Hypertension Detection Using Explainable Stacked Ensemble Machine Learning From Clinical and Physiological Data: A Comprehensive Study
Shah Muhammad Azmat Ullah, A. B. M. Aowlad Hossain, Md. Ebtidaul KarimABSTRACT
Background and Aims
Hypertension or high blood pressure is a life threatening common cardiovascular disease (CVD) all over the world. In the era of information technology, communication, and artificial intelligence, early prediction of hypertension using various techniques can be advantageous to alert patients. The aim of this research is to automatically detect hypertension using an ensemble of different machine learning models. It carefully studies the use of both clinical and physiological data and compares the performance and explainability of the proposed model with other existing models and published works.
Methods
This research study proposed a stacked ensemble learning‐based model to detect hypertension.
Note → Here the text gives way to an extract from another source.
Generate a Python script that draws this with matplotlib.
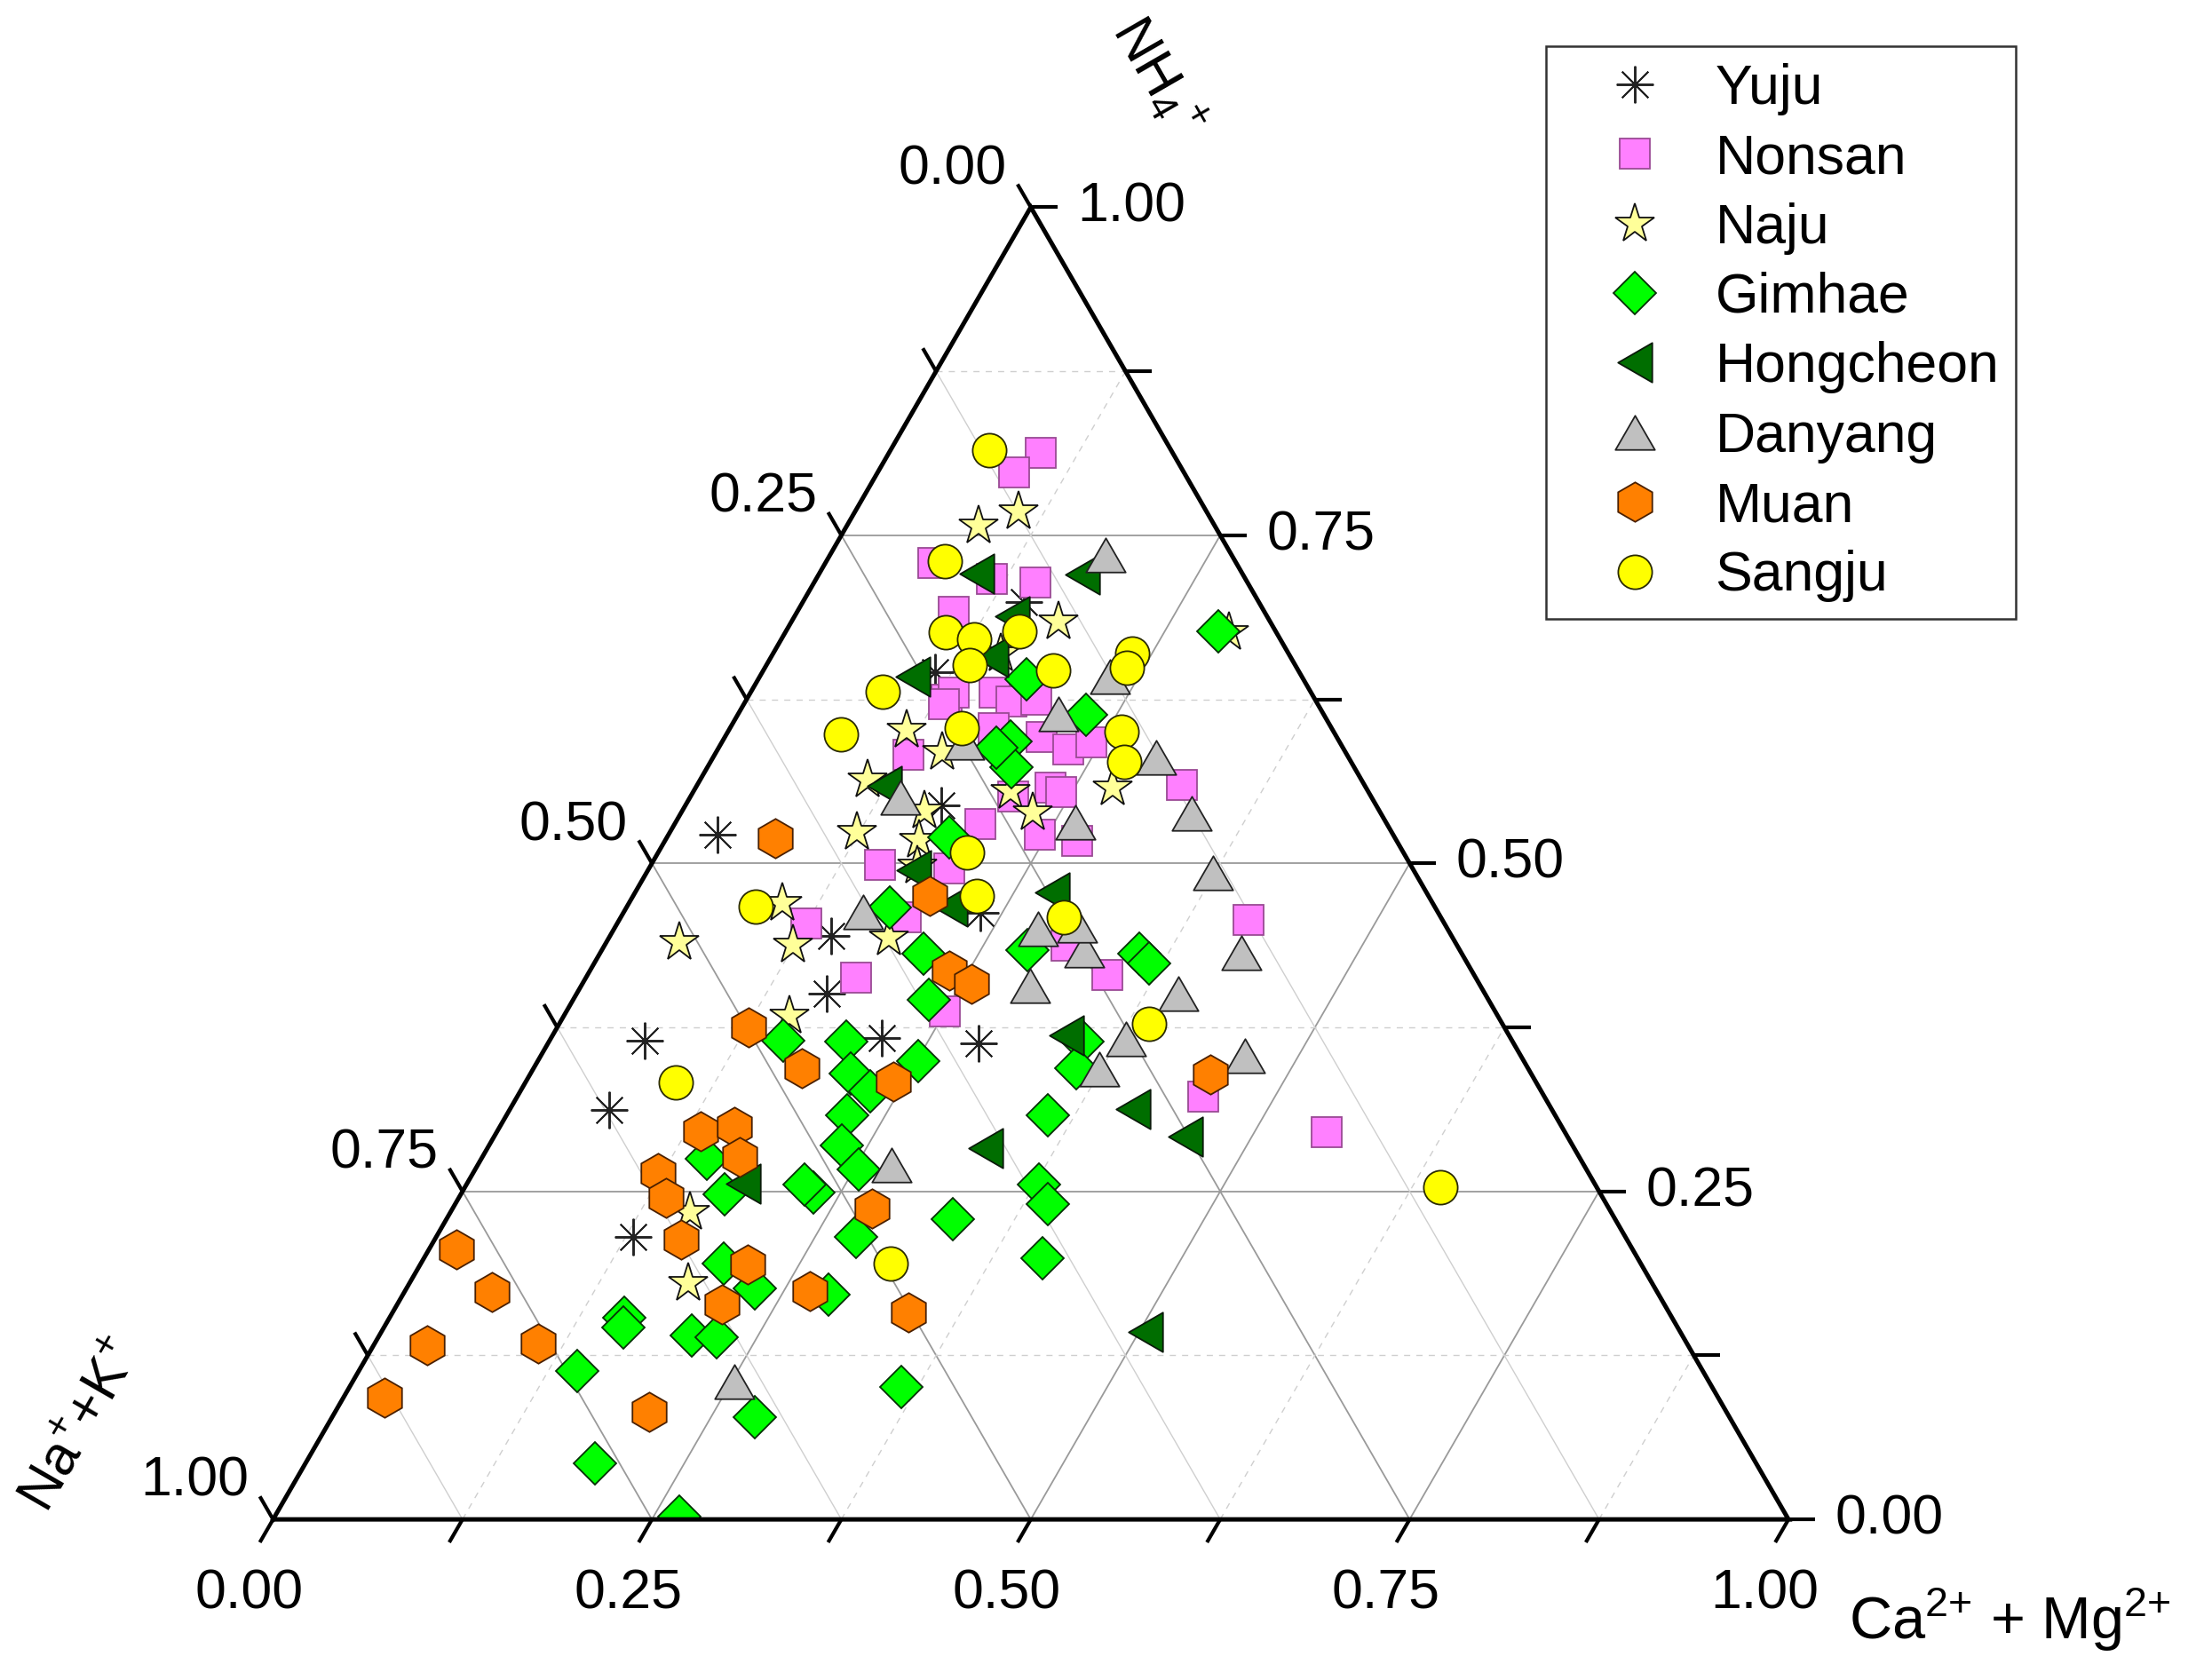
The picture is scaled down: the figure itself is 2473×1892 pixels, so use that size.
import numpy as np
import matplotlib
matplotlib.use('Agg')
import matplotlib.pyplot as plt
from matplotlib.path import Path
from matplotlib.patches import Rectangle

plt.rcParams['font.family'] = ['Liberation Sans', 'DejaVu Sans']
plt.rcParams['mathtext.fontset'] = 'custom'
plt.rcParams['mathtext.rm'] = 'Liberation Sans'
plt.rcParams['mathtext.it'] = 'Liberation Sans'
plt.rcParams['mathtext.bf'] = 'Liberation Sans:bold'

# ---- data: fraction of (Ca2+ + Mg2+) and NH4+ ; Na+ + K+ = 1 - both ----
yuju_camg = [0.032, 0.146, 0.165, 0.218, 0.284, 0.063, 0.066, 0.130, 0.169, 0.114, 0.146, 0.236]
yuju_nh4 = [0.522, 0.445, 0.401, 0.367, 0.363, 0.365, 0.312, 0.215, 0.544, 0.646, 0.699, 0.462]

nonsan_camg = [0.100, 0.090, 0.071, 0.116, 0.146, 0.103, 0.132, 0.134, 0.161, 0.176, 0.191, 0.174,
               0.209, 0.231, 0.244, 0.128, 0.320, 0.234, 0.243, 0.213, 0.202, 0.245, 0.272, 0.151,
               0.125, 0.178, 0.250, 0.188, 0.198, 0.415, 0.343, 0.305, 0.453, 0.548, 0.132]
nonsan_nh4 = [0.813, 0.798, 0.729, 0.717, 0.714, 0.692, 0.625, 0.630, 0.630, 0.623, 0.625, 0.603,
              0.596, 0.587, 0.592, 0.583, 0.560, 0.558, 0.554, 0.551, 0.530, 0.522, 0.517, 0.499,
              0.454, 0.413, 0.387, 0.459, 0.496, 0.457, 0.415, 0.437, 0.322, 0.295, 0.621]

naju_camg = [0.108, 0.087, 0.176, 0.293, 0.150, 0.117, 0.149, 0.110, 0.275, 0.209, 0.232, 0.160,
             0.123, 0.167, 0.176, 0.101, 0.124, 0.048, 0.185, 0.149, 0.158, 0.184]
naju_nh4 = [0.768, 0.757, 0.684, 0.676, 0.660, 0.602, 0.585, 0.564, 0.558, 0.555, 0.539, 0.540,
            0.524, 0.518, 0.498, 0.470, 0.438, 0.440, 0.443, 0.384, 0.234, 0.180]

gimhae_camg = [0.285, 0.177, 0.230, 0.190, 0.201, 0.183, 0.186, 0.174, 0.214, 0.235, 0.154, 0.196,
               0.211, 0.231, 0.251, 0.225, 0.233, 0.357, 0.281, 0.356, 0.366, 0.352, 0.358, 0.253,
               0.232, 0.223, 0.277, 0.334, 0.378, 0.391, 0.408, 0.281, 0.364, 0.174, 0.200, 0.230,
               0.155, 0.158, 0.206, 0.223, 0.144, 0.279, 0.191, 0.267, 0.149]
gimhae_nh4 = [0.677, 0.640, 0.613, 0.593, 0.573, 0.588, 0.520, 0.466, 0.431, 0.396, 0.365, 0.364,
              0.340, 0.326, 0.349, 0.308, 0.285, 0.308, 0.434, 0.431, 0.424, 0.364, 0.344, 0.267,
              0.249, 0.255, 0.215, 0.229, 0.255, 0.240, 0.199, 0.171, 0.101, 0.248, 0.195, 0.176,
              0.154, 0.146, 0.140, 0.139, 0.113, 0.078, 0.043, 0.002, 0.275]

hong_camg = [0.104, 0.174, 0.144, 0.101, 0.145, 0.124, 0.175, 0.213, 0.275, 0.339, 0.411, 0.456,
             0.329, 0.504, 0.182]
hong_nh4 = [0.721, 0.720, 0.688, 0.642, 0.657, 0.559, 0.495, 0.467, 0.478, 0.369, 0.313, 0.292,
            0.283, 0.143, 0.256]

danyang_camg = [0.182, 0.231, 0.211, 0.292, 0.139, 0.264, 0.160, 0.158, 0.296, 0.280, 0.337, 0.374,
                0.423, 0.318, 0.397, 0.380, 0.374, 0.465, 0.273, 0.252, 0.304]
danyang_nh4 = [0.735, 0.642, 0.614, 0.581, 0.550, 0.531, 0.592, 0.463, 0.407, 0.450, 0.538, 0.493,
               0.432, 0.434, 0.401, 0.366, 0.343, 0.353, 0.270, 0.105, 0.453]

muan_camg = [0.072, 0.196, 0.237, 0.257, 0.126, 0.177, 0.242, 0.134, 0.155, 0.170, 0.122, 0.137,
             0.163, 0.216, 0.214, 0.267, 0.018, 0.058, 0.035, 0.108, 0.027, 0.207, 0.277, 0.340, 0.449]
muan_nh4 = [0.519, 0.475, 0.418, 0.408, 0.375, 0.344, 0.334, 0.296, 0.299, 0.276, 0.264, 0.245,
            0.213, 0.194, 0.164, 0.174, 0.206, 0.173, 0.133, 0.134, 0.093, 0.082, 0.237, 0.158, 0.339]

sangju_camg = [0.065, 0.078, 0.106, 0.127, 0.154, 0.134, 0.191, 0.237, 0.239, 0.087, 0.076, 0.153,
               0.260, 0.273, 0.204, 0.227, 0.085, 0.292, 0.389, 0.099, 0.310, 0.644]
sangju_nh4 = [0.815, 0.730, 0.676, 0.671, 0.677, 0.651, 0.647, 0.660, 0.649, 0.631, 0.598, 0.603,
              0.600, 0.577, 0.508, 0.475, 0.467, 0.459, 0.378, 0.333, 0.195, 0.253]

series_names = ['Yuju', 'Nonsan', 'Naju', 'Gimhae', 'Hongcheon', 'Danyang', 'Muan', 'Sangju']

major_ticks = [0.0, 0.25, 0.5, 0.75, 1.0]
minor_ticks = [0.125, 0.375, 0.625, 0.875]
grid_major = [0.25, 0.5, 0.75]
grid_minor = [0.125, 0.375, 0.625, 0.875]

H = np.sqrt(3) / 2


def tern(camg, nh4):
    camg = np.asarray(camg, dtype=float)
    nh4 = np.asarray(nh4, dtype=float)
    return camg + nh4 / 2.0, nh4 * H


fig = plt.figure(figsize=(24.73, 18.92), dpi=100)
ax = fig.add_axes([0, 0, 1, 1])
ax.set_xlim(-0.1802, 1.2689)
ax.set_ylim(-0.1060, 1.0028)
ax.axis('off')

MAJ_C = '#9a9a9a'
MIN_C = '#cfcfcf'
# grid lines
for v in grid_major + grid_minor:
    major = v in grid_major
    col = MAJ_C if major else MIN_C
    lw = 1.3 if major else 1.0
    ls = '-' if major else (0, (5, 5))
    # constant NH4 (horizontal)
    x, y = tern([0, 1 - v], [v, v])
    ax.plot(x, y, color=col, lw=lw, ls=ls, zorder=1)
    # constant Ca+Mg (parallel to left edge)
    x, y = tern([v, v], [0, 1 - v])
    ax.plot(x, y, color=col, lw=lw, ls=ls, zorder=1)
    # constant Na+K (parallel to right edge) -- solid
    x, y = tern([1 - v, 0], [0, 1 - v])
    ax.plot(x, y, color=col, lw=lw, ls='-', zorder=1)

# frame
x, y = tern([0, 1, 0, 0], [0, 0, 1, 0])
ax.plot(x, y, color='black', lw=3.6, solid_joinstyle='miter', zorder=20)

TL = 0.0175
# ticks
for v in major_ticks + minor_ticks:
    # bottom (Ca+Mg), tick down-left
    x0, y0 = tern(v, 0)
    ax.plot([x0, x0 - TL * 0.5], [y0, y0 - TL * H], color='black', lw=3.0, zorder=20,
            solid_capstyle='butt')
    # right (NH4), tick to the right
    x0, y0 = tern(1 - v, v)
    ax.plot([x0, x0 + TL], [y0, y0], color='black', lw=3.0, zorder=20, solid_capstyle='butt')
    # left (Na+K), tick up-left
    x0, y0 = tern(0, 1 - v)
    ax.plot([x0, x0 - TL * 0.5], [y0, y0 + TL * H], color='black', lw=3.0, zorder=20,
            solid_capstyle='butt')

FS = 45
for v in major_ticks:
    x0, y0 = tern(v, 0)
    ax.text(x0 - 0.0157, y0 - 0.049, f'{v:.2f}', fontsize=FS, ha='center', va='center')
    x0, y0 = tern(1 - v, v)
    ax.text(x0 + 0.0665, y0, f'{v:.2f}', fontsize=FS, ha='center', va='center')
    x0, y0 = tern(0, 1 - v)
    ax.text(x0 - 0.0518, y0 + 0.025, f'{v:.2f}', fontsize=FS, ha='center', va='center')

ax.text(0.5832, 0.9519, r'NH$_4$$^{+}$', fontsize=FS, rotation=-60, ha='center', va='center',
        rotation_mode='anchor')
ax.text(-0.1266, 0.0619, r'Na$^{{+}}$+K$^{{+}}$', fontsize=FS, rotation=60, ha='center',
        va='center', rotation_mode='anchor')
ax.text(1.146, -0.0665, r'Ca$^{2{+}}$ + Mg$^{2{+}}$', fontsize=48, ha='center', va='center')

# markers
tri_up = Path([(-1, -0.866), (1, -0.866), (0, 0.866), (-1, -0.866)], closed=True)
tri_left = Path([(-0.866, 0), (0.866, 1), (0.866, -1), (-0.866, 0)], closed=True)

clip = Rectangle((-0.2, 0.0), 1.5, 1.1, transform=ax.transData)

styles = [
    (yuju_camg, yuju_nh4, dict(marker=(8, 2, 0), ms=30, mec='#222222', mfc='none', mew=1.4)),
    (nonsan_camg, nonsan_nh4, dict(marker='s', ms=24, mfc='#FF80FF', mec='#9A4A94', mew=1.3)),
    (naju_camg, naju_nh4, dict(marker='*', ms=33, mfc='#FFFF99', mec='#111111', mew=1.3)),
    (gimhae_camg, gimhae_nh4, dict(marker='D', ms=24, mfc='#00FF00', mec='#063006', mew=1.3)),
    (hong_camg, hong_nh4, dict(marker=tri_left, ms=32, mfc='#006E00', mec='#0a1a0a', mew=1.3)),
    (danyang_camg, danyang_nh4, dict(marker=tri_up, ms=32, mfc='#C0C0C0', mec='#222222', mew=1.3)),
    (muan_camg, muan_nh4, dict(marker='h', ms=32, mfc='#FF8000', mec='#4a2000', mew=1.3)),
    (sangju_camg, sangju_nh4, dict(marker='o', ms=27.5, mfc='#FFFF00', mec='#2a2a00', mew=1.3)),
]

for i, ((ca, nh, st), name) in enumerate(zip(styles, series_names)):
    x, y = tern(ca, nh)
    ln, = ax.plot(x, y, ls='none', label=name, zorder=5 + i, **st)
    ln.set_clip_path(clip)

leg = ax.legend(loc='upper left', bbox_to_anchor=(0.704, 0.9725), bbox_transform=fig.transFigure,
                fontsize=FS, frameon=True, fancybox=False, edgecolor='#333333', framealpha=1,
                borderpad=0.3, handlelength=2.6, handletextpad=0.15, labelspacing=0.31,
                borderaxespad=0, numpoints=1)
leg.get_frame().set_linewidth(1.8)
leg.set_zorder(30)

fig.savefig('out.png', dpi=100)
The popular classification models K‐Nearest Neighbor (KNN), Random Forest (RF), and Light Gradient Boosting Machine (LGBM) are used as a stacked classifier, and at last, a Support Vector Machine (SVM) classifier is used as a meta‐classifier. A publicly accessible large dataset of 21,613 patients containing the clinical and physiological data related to hypertension is used in this study. Additionally, data diversity is considered to test the generalization capability of the proposed learning model. Three datasets having only clinical data of both male and female subjects and their combination are used to train and evaluate the proposed model with an emphasis on enhancing the generalization capabilities of the classifier. To resolve data distribution imbalances, the proposed framework employs the Synthetic Minority Oversampling Technique Tomek Link (SMOTE‐Tomek), and various feature selection techniques are utilized to compare the impact of features on this model. Various performance evaluation matrices are used to assess and analyze the performance of the classifier under different dataset cases. Moreover, the explainability of the proposed model is inspected using SHapley Additive exPlanations (SHAP) values, and it is perceived that the feature importance given by the model is sensible.
Results
The obtained results show that the proposed model achieves the superior accuracy when compared to alternative models and past research investigations. The proposed stacked ensemble model can detect hypertension from clinical and physiological data with the accuracy of 85.90%, 86.72%, and 85.91% for feature sets having feature numbers 21, 10, and 8, respectively. Second, for only clinical data, our model achieves 89.58%, 58.54%, 84.31%, 79.84%, and 77.78% for datasets I, II, III, IV, and I + II, respectively. Comparisons among different combinations of feature sets and with other single and ensemble models are analyzed to achieve the highest accuracy of the proposed model.
Conclusion
The outcomes of this research can be useful in the realm of healthcare and predictive analytics of hypertension. By emphasizing timely detection, the research underscores the model's potential in reducing individual health risks and enabling proactive intervention, thus highlighting the significant role of AI technology‐driven solutions revolutionizing healthcare practices.